It's that time of year again when we fill our shrub beds with pine straw. We usually do this without thinking much about it; but, there are several very good reasons for throwing down pine straw and other types of mulch:
Keeps moisture in the soil, which reduces the need for watering
Controls the growth of weeds, which reduces the need to pull out those nasty invaders
Insulates the soil from temperature fluctuations, which protects roots and budding plants
Controls erosion, which protects your yard from washouts
Another nice feature about pine straw is that it is sustainable. Trees are not harvested to produce it. Pine needles on the ground below pine trees are simply gathered and baled.
To dispel some myths - pine straw does not attract termites and is not too acidic for plants. Although pine straw is slightly acidic, with a pH level of 6.0 to 6.5 (7.0 is neutral), this level is fine for most plants.

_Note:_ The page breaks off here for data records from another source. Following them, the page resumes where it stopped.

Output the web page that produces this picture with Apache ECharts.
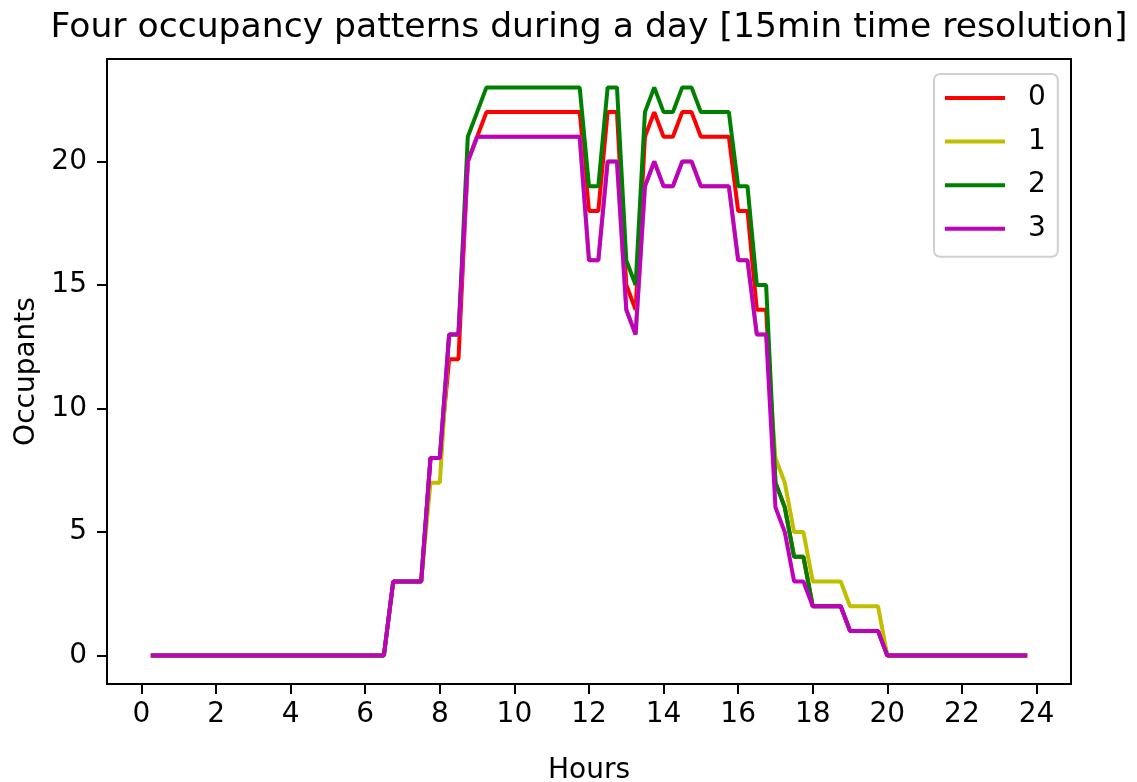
<!DOCTYPE html>
<html><head><meta charset="utf-8">
<script src="https://cdn.jsdelivr.net/npm/echarts@6/dist/echarts.min.js"></script>
<style>html,body{margin:0;padding:0;background:#fff}#c{width:1137px;height:782px}</style>
</head><body><div id="c"></div>
<script>
const TITLE = 'Four occupancy patterns during a day [15min time resolution]';
const X_NAME = 'Hours';
const Y_NAME = 'Occupants';
const SERIES_NAMES = ['0', '1', '2', '3'];
const SERIES_COLORS = ['#ff0000', '#bfbf00', '#008000', '#bf00bf'];
const X_TICKS = [0, 2, 4, 6, 8, 10, 12, 14, 16, 18, 20, 22, 24];
const Y_TICKS = [0, 5, 10, 15, 20];

const HOURS = [
  0.25, 0.5, 0.75, 1, 1.25, 1.5, 1.75, 2, 2.25, 2.5, 2.75, 3,
  3.25, 3.5, 3.75, 4, 4.25, 4.5, 4.75, 5, 5.25, 5.5, 5.75, 6,
  6.25, 6.5, 6.75, 7, 7.25, 7.5, 7.75, 8, 8.25, 8.5, 8.75, 9,
  9.25, 9.5, 9.75, 10, 10.25, 10.5, 10.75, 11, 11.25, 11.5, 11.75, 12,
  12.25, 12.5, 12.75, 13, 13.25, 13.5, 13.75, 14, 14.25, 14.5, 14.75, 15,
  15.25, 15.5, 15.75, 16, 16.25, 16.5, 16.75, 17, 17.25, 17.5, 17.75, 18,
  18.25, 18.5, 18.75, 19, 19.25, 19.5, 19.75, 20, 20.25, 20.5, 20.75, 21,
  21.25, 21.5, 21.75, 22, 22.25, 22.5, 22.75, 23, 23.25, 23.5, 23.75
];

const OCC_0 = [
  0,0,0,0, 0,0,0,0, 0,0,0,0, 0,0,0,0, 0,0,0,0, 0,0,0,0,
  0,0,3,3, 3,3,8,8, 12,12,20,21, 22,22,22,22, 22,22,22,22, 22,22,22,18,
  18,22,22,15, 14,21,22,21, 21,22,22,21, 21,21,21,18, 18,14,14,7, 6,4,4,2,
  2,2,2,1, 1,1,1,0, 0,0,0,0, 0,0,0,0, 0,0,0,0, 0,0,0
];
const OCC_1 = [
  0,0,0,0, 0,0,0,0, 0,0,0,0, 0,0,0,0, 0,0,0,0, 0,0,0,0,
  0,0,3,3, 3,3,7,7, 13,13,20,21, 21,21,21,21, 21,21,21,21, 21,21,21,16,
  16,20,20,14, 13,19,20,19, 19,20,20,19, 19,19,19,16, 16,13,13,8, 7,5,5,3,
  3,3,3,2, 2,2,2,0, 0,0,0,0, 0,0,0,0, 0,0,0,0, 0,0,0
];
const OCC_2 = [
  0,0,0,0, 0,0,0,0, 0,0,0,0, 0,0,0,0, 0,0,0,0, 0,0,0,0,
  0,0,3,3, 3,3,8,8, 13,13,21,22, 23,23,23,23, 23,23,23,23, 23,23,23,19,
  19,23,23,16, 15,22,23,22, 22,23,23,22, 22,22,22,19, 19,15,15,7, 6,4,4,2,
  2,2,2,1, 1,1,1,0, 0,0,0,0, 0,0,0,0, 0,0,0,0, 0,0,0
];
const OCC_3 = [
  0,0,0,0, 0,0,0,0, 0,0,0,0, 0,0,0,0, 0,0,0,0, 0,0,0,0,
  0,0,3,3, 3,3,8,8, 13,13,20,21, 21,21,21,21, 21,21,21,21, 21,21,21,16,
  16,20,20,14, 13,19,20,19, 19,20,20,19, 19,19,19,16, 16,13,13,6, 5,3,3,2,
  2,2,2,1, 1,1,1,0, 0,0,0,0, 0,0,0,0, 0,0,0,0, 0,0,0
];
const OCCUPANCY = [OCC_0, OCC_1, OCC_2, OCC_3];

const FONT = 'DejaVu Sans';
const chart = echarts.init(document.getElementById('c'), null, {renderer: 'canvas'});
const option = {
  animation: false,
  backgroundColor: '#ffffff',
  title: {
    text: TITLE, left: 589, top: 11, textAlign: 'center', padding: 0,
    textStyle: {fontSize: 34.6, fontWeight: 'normal', fontFamily: FONT, color: '#000'}
  },
  grid: {left: 107, right: 66, top: 59, bottom: 98, outerBoundsMode: 'none', containLabel: false,
    show: true, borderColor: '#000', borderWidth: 2, backgroundColor: '#fff'},
  legend: {
    orient: 'vertical', left: 934, top: 74,
    padding: [10, 12, 14, 11], itemGap: 15.6, itemWidth: 60, itemHeight: 4, icon: 'rect',
    borderColor: '#d0d0d0', borderWidth: 2, borderRadius: 6, backgroundColor: '#fff',
    textStyle: {fontSize: 28, fontFamily: FONT, color: '#000', padding: [0, 0, 0, 18]},
    data: SERIES_NAMES
  },
  xAxis: {
    type: 'value', min: -0.925, max: 24.925,
    name: X_NAME, nameLocation: 'middle', nameGap: 73,
    nameTextStyle: {fontSize: 28, fontFamily: FONT, color: '#000'},
    axisLine: {show: true, onZero: false, lineStyle: {color: '#000', width: 2}},
    axisTick: {show: true, inside: false, length: 10, lineStyle: {color: '#000', width: 2}, customValues: X_TICKS},
    axisLabel: {fontSize: 28, fontFamily: FONT, color: '#000', margin: 17, customValues: X_TICKS},
    splitLine: {show: false}
  },
  yAxis: {
    type: 'value', min: -1.15, max: 24.15,
    name: Y_NAME, nameLocation: 'middle', nameGap: 66,
    nameTextStyle: {fontSize: 28, fontFamily: FONT, color: '#000'},
    axisLine: {show: true, onZero: false, lineStyle: {color: '#000', width: 2}},
    axisTick: {show: true, inside: false, length: 10, lineStyle: {color: '#000', width: 2}, customValues: Y_TICKS},
    axisLabel: {fontSize: 28, fontFamily: FONT, color: '#000', margin: 20, customValues: Y_TICKS},
    splitLine: {show: false}
  },
  series: SERIES_NAMES.map((name, s) => ({
    name: name, type: 'line', symbol: 'none', showSymbol: false,
    color: SERIES_COLORS[s],
    itemStyle: {color: SERIES_COLORS[s]},
    lineStyle: {color: SERIES_COLORS[s], width: 4},
    data: HOURS.map((h, i) => [h, OCCUPANCY[s][i]])
  }))
};
chart.setOption(option);
</script>
</body></html>
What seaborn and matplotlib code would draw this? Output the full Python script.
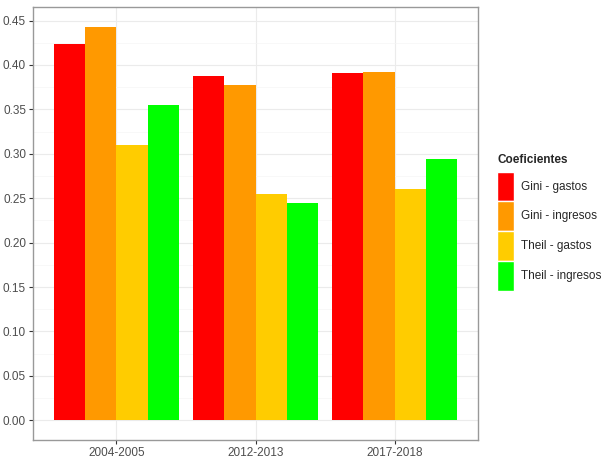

There are several different types of pine straw based on the tree from which the needles come. The three most popular types are longleaf pine, slash pine and loblolly pine. All of these are varieties of the Southern Yellow Pine species. Longleaf pine needles are about a foot long and have a thick waxy coating. Although longleaf pine needles last a long time and have a shiny finish that some people prefer, they tend to shrink. Slash pine needles are about nine inches long and maintain their shape. Loblolly pine needles are about six inches long and also keep their shape. If you are trying to decide which type to use, slash pine needles are a great place to start.
Pine straw should be applied annually to a depth of about 3 inches. It is typically applied in the spring. Some people apply it again in late fall; particularly, if it is used for decorative purposes.